Pular para o conteúdo principal

Juristas assinam manifesto contra magistrada que prendeu homem negro só porque estava próximo do Fórum

Justificando - Diversos advogados têm repudiado a conduta da magistrada Yedda Christina Ching San Filizzola Asunção, titular de uma vara criminal no Rio de Janeiro, que na última semana protagonizou diversos episódios de autoritarismo, a começar pela voz de prisão contra um morador de rua que estava na calçada do Fórum. Yedda determinou sua prisão por “desobediência”, crime de menor potencial ofensivo contra o qual não cabe flagrante, por ele estar na “área de segurança do Fórum”.
Em seguida, tendo em vista a repercussão do vídeo (veja abaixo) que flagrava a atitude da juíza, Yedda “determinou” que ninguém repercutisse o material, por entender que tratava de uma violação ao seu direito de imagem. A aventura da magistrada foi bem recebida entre seus pares. Em nota, a Associação dos Magistrados do Estado do Rio de Janeiro manifestou apoio à juíza.

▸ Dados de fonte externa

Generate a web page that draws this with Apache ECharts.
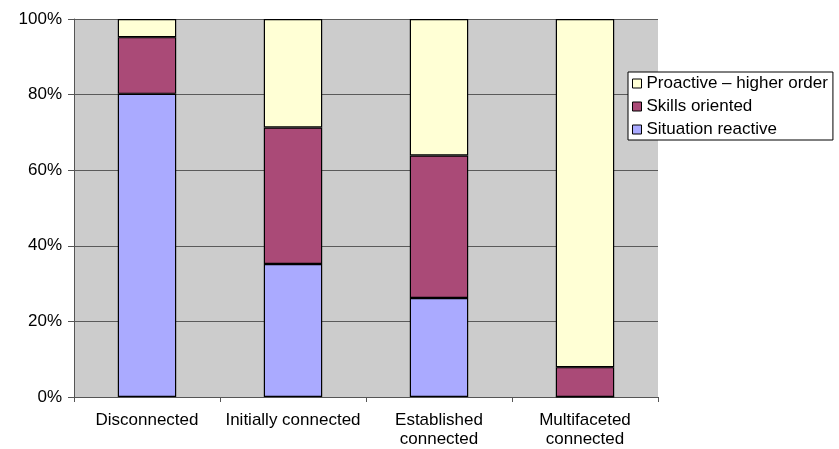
<!DOCTYPE html>
<html>
<head>
<meta charset="utf-8">
<script src="https://cdn.jsdelivr.net/npm/echarts@6/dist/echarts.min.js"></script>
<style>
  html, body { margin: 0; padding: 0; background: #ffffff; }
  #chart { width: 839px; height: 449px; }
</style>
</head>
<body>
<div id="chart"></div>
<script>
// Share of reflection type at each stage of connectedness (percent)
const categories = ['Disconnected', 'Initially connected', 'Established\nconnected', 'Multifaceted\nconnected'];
const situationReactive = [80.2, 35.2, 26.2, 0];
const skillsOriented = [15.0, 36.1, 37.7, 7.9];
const proactiveHigher = [4.8, 28.7, 36.1, 92.1];
const yTicks = [0, 20, 40, 60, 80, 100];

const FONT = 'Arial, "Liberation Sans", sans-serif';

function barSeries(name, values, color) {
  return {
    name: name,
    type: 'bar',
    stack: 'total',
    barWidth: '40%',
    data: values,
    itemStyle: { color: color, borderColor: '#000000', borderWidth: 1.2 },
    emphasis: { disabled: true }
  };
}

const chart = echarts.init(document.getElementById('chart'), null, { renderer: 'canvas' });
chart.setOption({
  animation: false,
  textStyle: { fontFamily: FONT },
  grid: {
    left: 74, right: 181, top: 19, bottom: 51,
    show: true, backgroundColor: '#cccccc', borderWidth: 0
  },
  legend: {
    orient: 'vertical',
    left: 628, top: 72,
    data: ['Proactive – higher order', 'Skills oriented', 'Situation reactive'],
    icon: 'rect',
    itemWidth: 9, itemHeight: 9, itemGap: 6,
    backgroundColor: '#ffffff',
    borderColor: '#000000', borderWidth: 1,
    padding: [3, 5, 2, 4],
    textStyle: { fontSize: 17, lineHeight: 17, color: '#000000', fontFamily: FONT },
    itemStyle: { borderColor: '#000000', borderWidth: 1 }
  },
  xAxis: {
    type: 'category',
    data: categories,
    axisLine: { lineStyle: { color: '#555555', width: 1 } },
    axisTick: { show: true, alignWithLabel: false, length: 5, lineStyle: { color: '#555555' } },
    axisLabel: { fontSize: 17, color: '#000000', margin: 14, lineHeight: 19, fontFamily: FONT, interval: 0 },
    splitLine: { show: false }
  },
  yAxis: {
    type: 'value',
    min: yTicks[0], max: yTicks[yTicks.length - 1], interval: 20,
    axisLine: { show: true, lineStyle: { color: '#555555', width: 1 } },
    axisTick: { show: true, length: 6, lineStyle: { color: '#555555' } },
    axisLabel: { fontSize: 17, color: '#000000', margin: 12, formatter: '{value}%', fontFamily: FONT },
    splitLine: { show: true, lineStyle: { color: '#5a5a5a', width: 1 } }
  },
  series: [
    barSeries('Situation reactive', situationReactive, '#aaaaff'),
    barSeries('Skills oriented', skillsOriented, '#aa4a77'),
    barSeries('Proactive – higher order', proactiveHigher, '#ffffd5')
  ]
});
</script>
</body>
</html>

No entanto, obviamente, a conduta não intimidou juristas cariocas que se organizaram em solidariedade a Natanael, homem preso por Yedda. Em nota, juristas deste manifesto repudiam – publicamente – o comportamento apresentado pela magistrada Yedda Christina Ching San Filizzola Asunção, que, sem qualquer fundamento legal, deu voz de prisão ao nacional Natanael do Nascimento, sob o argumento de que estaria cometendo crime de desobediência.
Como resposta à magistrada e à Associação, que desqualificaram Natanael como “agressivo” e uma “ameaça”, juristas fizeram um contraponto – “Cumpre-nos informar que o Sr. Natanael do Nascimento é oriundo do Paraná, apresenta sinais de comprometimento psicológico e se retirou daquele ente da federação em razão de ter sofrido ameaças de morte. Não possui qualquer vínculo na cidade do Rio de Janeiro, encontra-se em situação de rua e entendeu que a proximidade ao Plantão Judicial poderia representar segurança para a sua integridade”.

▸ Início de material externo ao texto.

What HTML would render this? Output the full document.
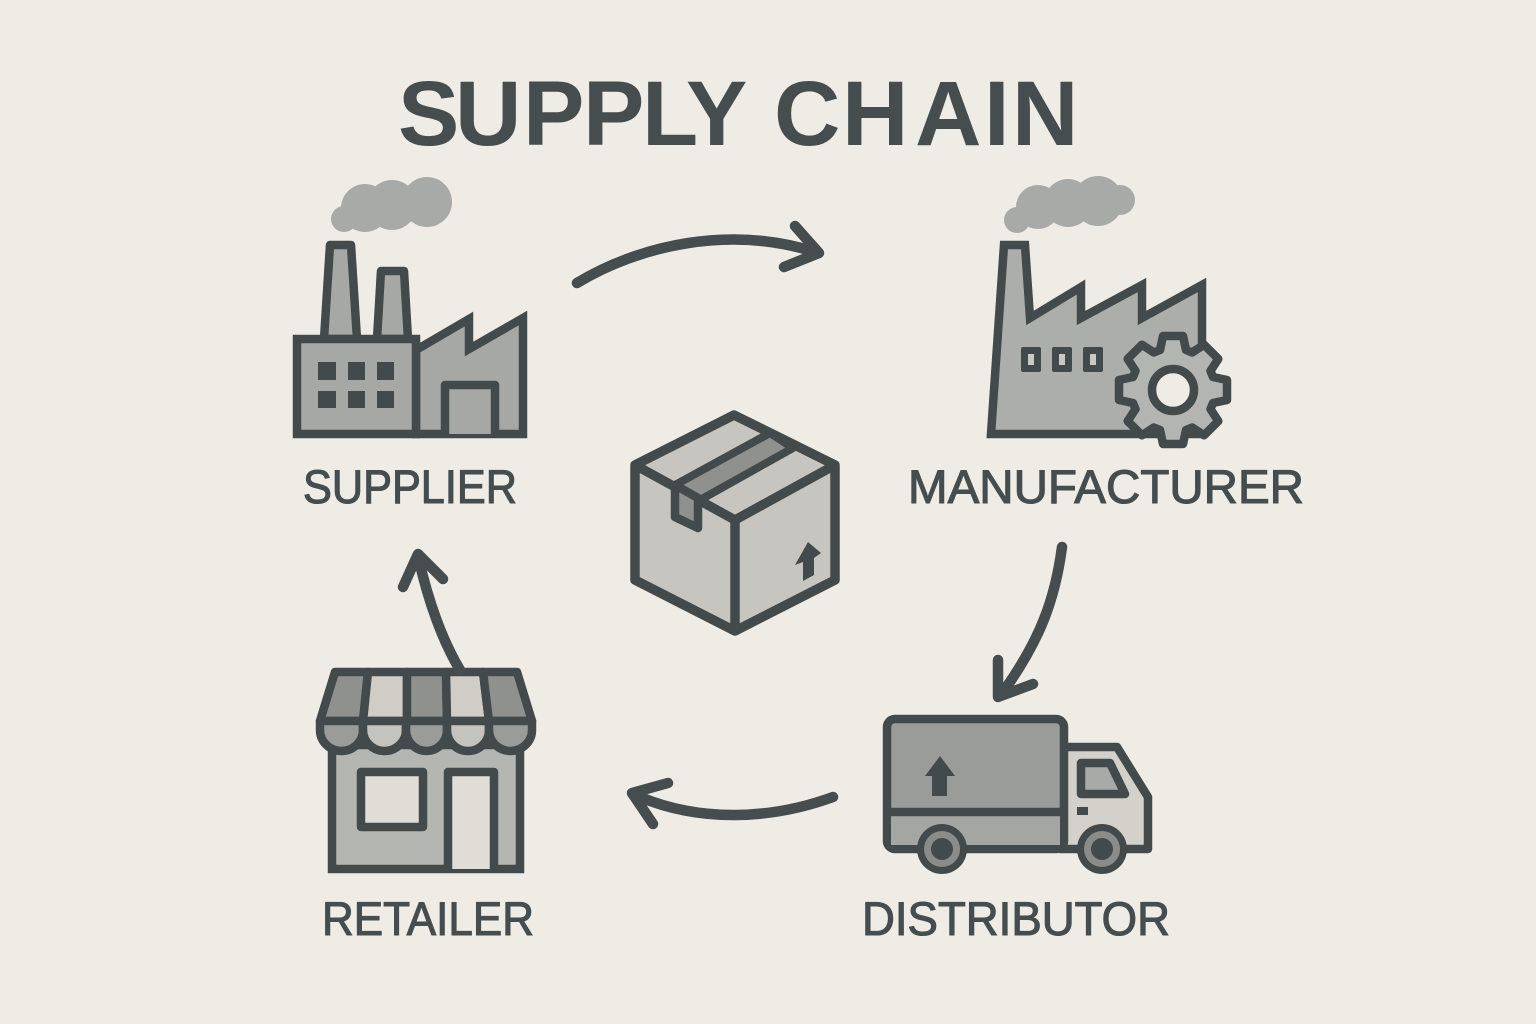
<!DOCTYPE html>
<html lang="en">
<head>
<meta charset="utf-8">
<title>Supply Chain</title>
<style>
html,body{margin:0;padding:0;background:#efece6;}
svg{display:block;}
text{font-family:"Liberation Sans",Arial,sans-serif;fill:#454d4f;}
.lab{font-size:47px;stroke:#454d4f;stroke-width:1.1px;}
.s{stroke:#434a4b;stroke-width:8.5;stroke-linejoin:miter;}
.r{stroke:#434a4b;stroke-width:8.5;stroke-linejoin:round;}
.a{fill:none;stroke:#454d4f;stroke-width:10.5;stroke-linecap:round;stroke-linejoin:round;}
</style>
</head>
<body>
<svg width="1536" height="1024" viewBox="0 0 1536 1024" xmlns="http://www.w3.org/2000/svg">
<rect width="1536" height="1024" fill="#efece6"/>

<text y="145" font-size="92" font-weight="700" x="398 455 523 583 642 686 0 774 842 915 984 1012">SUPPLY CHAIN</text>

<!-- Supplier -->
<g fill="#a8aaa8">
<circle cx="344" cy="219" r="13"/><circle cx="365" cy="208" r="24"/><circle cx="392" cy="205" r="25"/><circle cx="427" cy="202" r="25"/>
</g>
<g fill="#a6a8a6">
<path class="r" d="M324 339L330 245H351L357 339Z"/>
<path class="r" d="M377 339L381 271H404L408 339Z"/>
<path class="s" d="M416 350L469 319V349L523 318V434H416Z"/>
<rect class="s" x="297" y="339" width="119" height="95"/>
<path class="r" d="M445 434V385H495V434"/>
</g>
<g fill="#434a4b">
<rect x="318" y="362" width="18" height="18"/><rect x="348" y="362" width="17" height="18"/><rect x="377" y="362" width="17" height="18"/>
<rect x="318" y="391" width="18" height="17"/><rect x="348" y="391" width="17" height="17"/><rect x="377" y="391" width="17" height="17"/>
</g>
<text class="lab" x="303" y="503" textLength="214" lengthAdjust="spacingAndGlyphs">SUPPLIER</text>

<!-- Manufacturer -->
<g fill="#a8aaa8">
<circle cx="1017" cy="220" r="13"/><circle cx="1038" cy="207" r="22"/><circle cx="1068" cy="203" r="24"/><circle cx="1098" cy="201" r="25"/><circle cx="1120" cy="200" r="15"/>
</g>
<path class="s" fill="#acaeac" d="M991 434L1004 245H1025L1030 318L1081 287V318L1142 285V318L1202 285V434Z" />
<rect x="1021" y="347" width="20" height="25" rx="2" fill="#434a4b"/><rect x="1052" y="347" width="20" height="25" rx="2" fill="#434a4b"/><rect x="1083" y="347" width="20" height="25" rx="2" fill="#434a4b"/>
<rect x="1028" y="354" width="6" height="11" fill="#c9c9c4"/><rect x="1059" y="354" width="6" height="11" fill="#c9c9c4"/><rect x="1090" y="354" width="6" height="11" fill="#c9c9c4"/>
<g transform="translate(1173 390)">
<path class="r" fill="#b3b5b3" d="M40 -13L54 -10V10L40 13L37.500 19.100L45.300 31.100L31.100 45.300L19.100 37.500L13 40L10 54H-10L-13 40L-19.100 37.500L-31.100 45.300L-45.300 31.100L-37.500 19.100L-40 13L-54 10V-10L-40 -13L-37.500 -19.100L-45.300 -31.100L-31.100 -45.300L-19.100 -37.500L-13 -40L-10 -54H10L13 -40L19.100 -37.500L31.100 -45.300L45.300 -31.100L37.500 -19.100Z"/>
<circle r="21" fill="#efece6" stroke="#434a4b" stroke-width="8.500"/>
</g>
<text class="lab" x="908" y="503" textLength="396" lengthAdjust="spacingAndGlyphs">MANUFACTURER</text>

<!-- Box -->
<path class="r" fill="#c7c5bf" d="M734 415L635 465V580L735 631L835 580V465Z" style="stroke-width:9.500"/>
<path class="r" fill="none" d="M635 465L735 520L835 465M735 520V631" style="stroke-width:9.500"/>
<path class="r" fill="#8f918f" d="M675 485L770 433L793 448L700 500Z" style="stroke-width:8"/>
<path class="r" fill="#8f918f" d="M675 485V517L698 528V498Z"/>
<path fill="#434a4b" d="M808 542L795 565L803 562V581L814 575V558L821 553Z"/>

<!-- Truck -->
<path class="r" fill="#d4d0ca" d="M1060 747H1117L1148 797V849H1060Z"/>
<rect class="r" x="887" y="719" width="177" height="130" rx="8" fill="#9a9c9a"/>
<rect x="891" y="816" width="169" height="29" fill="#a4a6a4"/>
<path class="s" fill="none" d="M887 812H1064"/>
<path class="r" fill="#a8aaa8" d="M1081 763H1110L1125 794H1081Z"/>
<rect x="1077" y="807" width="11" height="8" fill="#434a4b"/>
<path fill="#434a4b" d="M940 756L925 776H932V796H947V776H955Z"/>
<circle cx="942" cy="849" r="25" fill="#434a4b"/><circle cx="942" cy="849" r="18" fill="#8a8c8a"/><circle cx="942" cy="849" r="11" fill="#434a4b"/>
<circle cx="1102" cy="849" r="25" fill="#434a4b"/><circle cx="1102" cy="849" r="18" fill="#8a8c8a"/><circle cx="1102" cy="849" r="11" fill="#434a4b"/>
<text class="lab" x="862" y="935" textLength="308" lengthAdjust="spacingAndGlyphs">DISTRIBUTOR</text>

<!-- Retailer -->
<rect class="s" x="332" y="745" width="188" height="124" fill="#b4b6b2"/>
<rect class="r" x="361" y="772" width="62" height="55" fill="#e0ddd7"/>
<path class="r" fill="#e0ddd7" d="M448 869V772H494V869"/>
<g class="r">
<path fill="#8f918f" d="M335 672H368L363 721H320Z"/>
<path fill="#d0cdc7" d="M368 672H407V721H363Z"/>
<path fill="#8f918f" d="M407 672H446L447 721H407Z"/>
<path fill="#d0cdc7" d="M446 672H483L489 721H447Z"/>
<path fill="#8f918f" d="M483 672H517L532 721H489Z"/>
<path fill="#9a9c9a" d="M320 721H363V730A21.500 21 0 0 1 320 730Z"/>
<path fill="#c4c3bd" d="M363 721H406V730A21.500 21 0 0 1 363 730Z"/>
<path fill="#9a9c9a" d="M406 721H447V730A20.500 21 0 0 1 406 730Z"/>
<path fill="#c4c3bd" d="M447 721H489V730A21 21 0 0 1 447 730Z"/>
<path fill="#9a9c9a" d="M489 721H532V730A21.500 21 0 0 1 489 730Z"/>
</g>
<text class="lab" x="322" y="935" textLength="212" lengthAdjust="spacingAndGlyphs">RETAILER</text>

<!-- Connectors -->
<path class="a" d="M577 283C640 245 730 225 815 252M795 226L819 253L784 267"/>
<path class="a" d="M1062 547C1055 600 1040 640 1003 692M998 660V697L1033 684"/>
<path class="a" d="M833 797C770 820 700 822 640 797M668 783L632 793L653 824"/>
<path class="a" d="M460 670C442 640 428 600 419 560M403 587L418 554L443 579"/>
</svg>
</body>
</html>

Confira o manifesto divulgado pelos juristas
Mesmo diante de um caótico cenário marcado pelas mais diversas crises – econômica, política, de segurança pública, entre outras – em hipótese alguma se justifica a opção pelo abandono do legítimo projeto sociopolítico estabelecido em 05 de outubro de 1988.
O processo histórico brasileiro, infelizmente, é rico de funestos exemplos que apontaram pelo desvio do Estado de Direito. Todas essas situações são marcadas pelo signo do autoritarismo de uma sociedade que ainda não conseguiu acertar as suas contas com o passado.

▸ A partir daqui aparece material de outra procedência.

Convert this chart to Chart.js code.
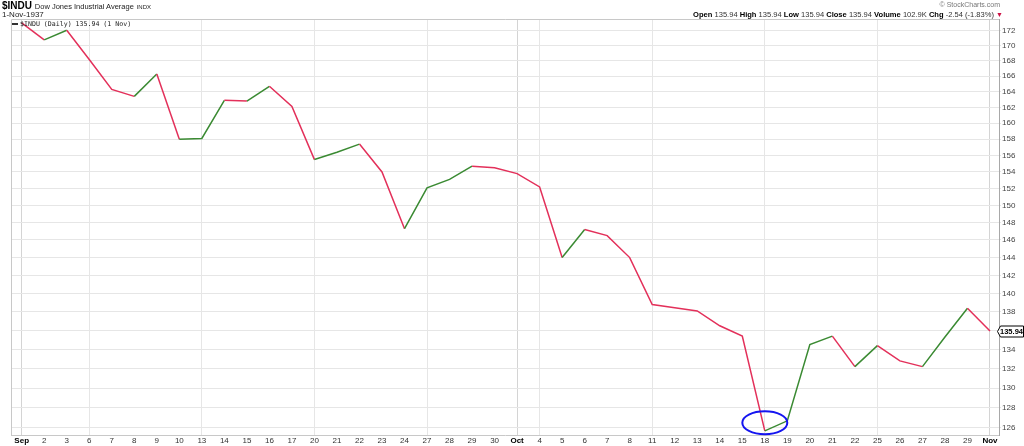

Diante desse cenário, os signatários deste manifesto repudiam – publicamente – o comportamento apresentado pela magistrada Yedda Christina Ching San Filizzola Asunção, que, sem qualquer fundamento legal, deu voz de prisão ao nacional Natanael do Nascimento, sob o argumento de que estaria cometendo crime de desobediência, uma vez que teria se recusado a sair da via pública que compõe o perímetro de segurança do Tribunal de Justiça do estado do Rio de Janeiro.
Cumpre-nos informar que o Sr. Natanael do Nascimento é oriundo do Paraná, apresenta sinais de comprometimento psicológico e se retirou daquele ente da federação em razão de ter sofrido ameaças de morte. Não possui qualquer vínculo na cidade do Rio de Janeiro, encontra-se em situação de rua e entendeu que a proximidade ao Plantão Judicial poderia representar segurança para a sua integridade.
Ledo engano. Foi tratado de modo semelhante aos antigos hereges, isto é, como inimigo da ordem imposta. Qual? Aquela imposta por quem o prendeu, donde a heresia (ou o “crime” de Natanael) é o de não ser “normal” conforme o padrão estabelecido por quem lhe deu voz de prisão.
Aliás, ao contrário do que veio a ser divulgado, Natanael não dorme nas dependências do aludido prédio público. Em um cenário higienista, o único risco que sua presença pode representar é a do contato com a miséria.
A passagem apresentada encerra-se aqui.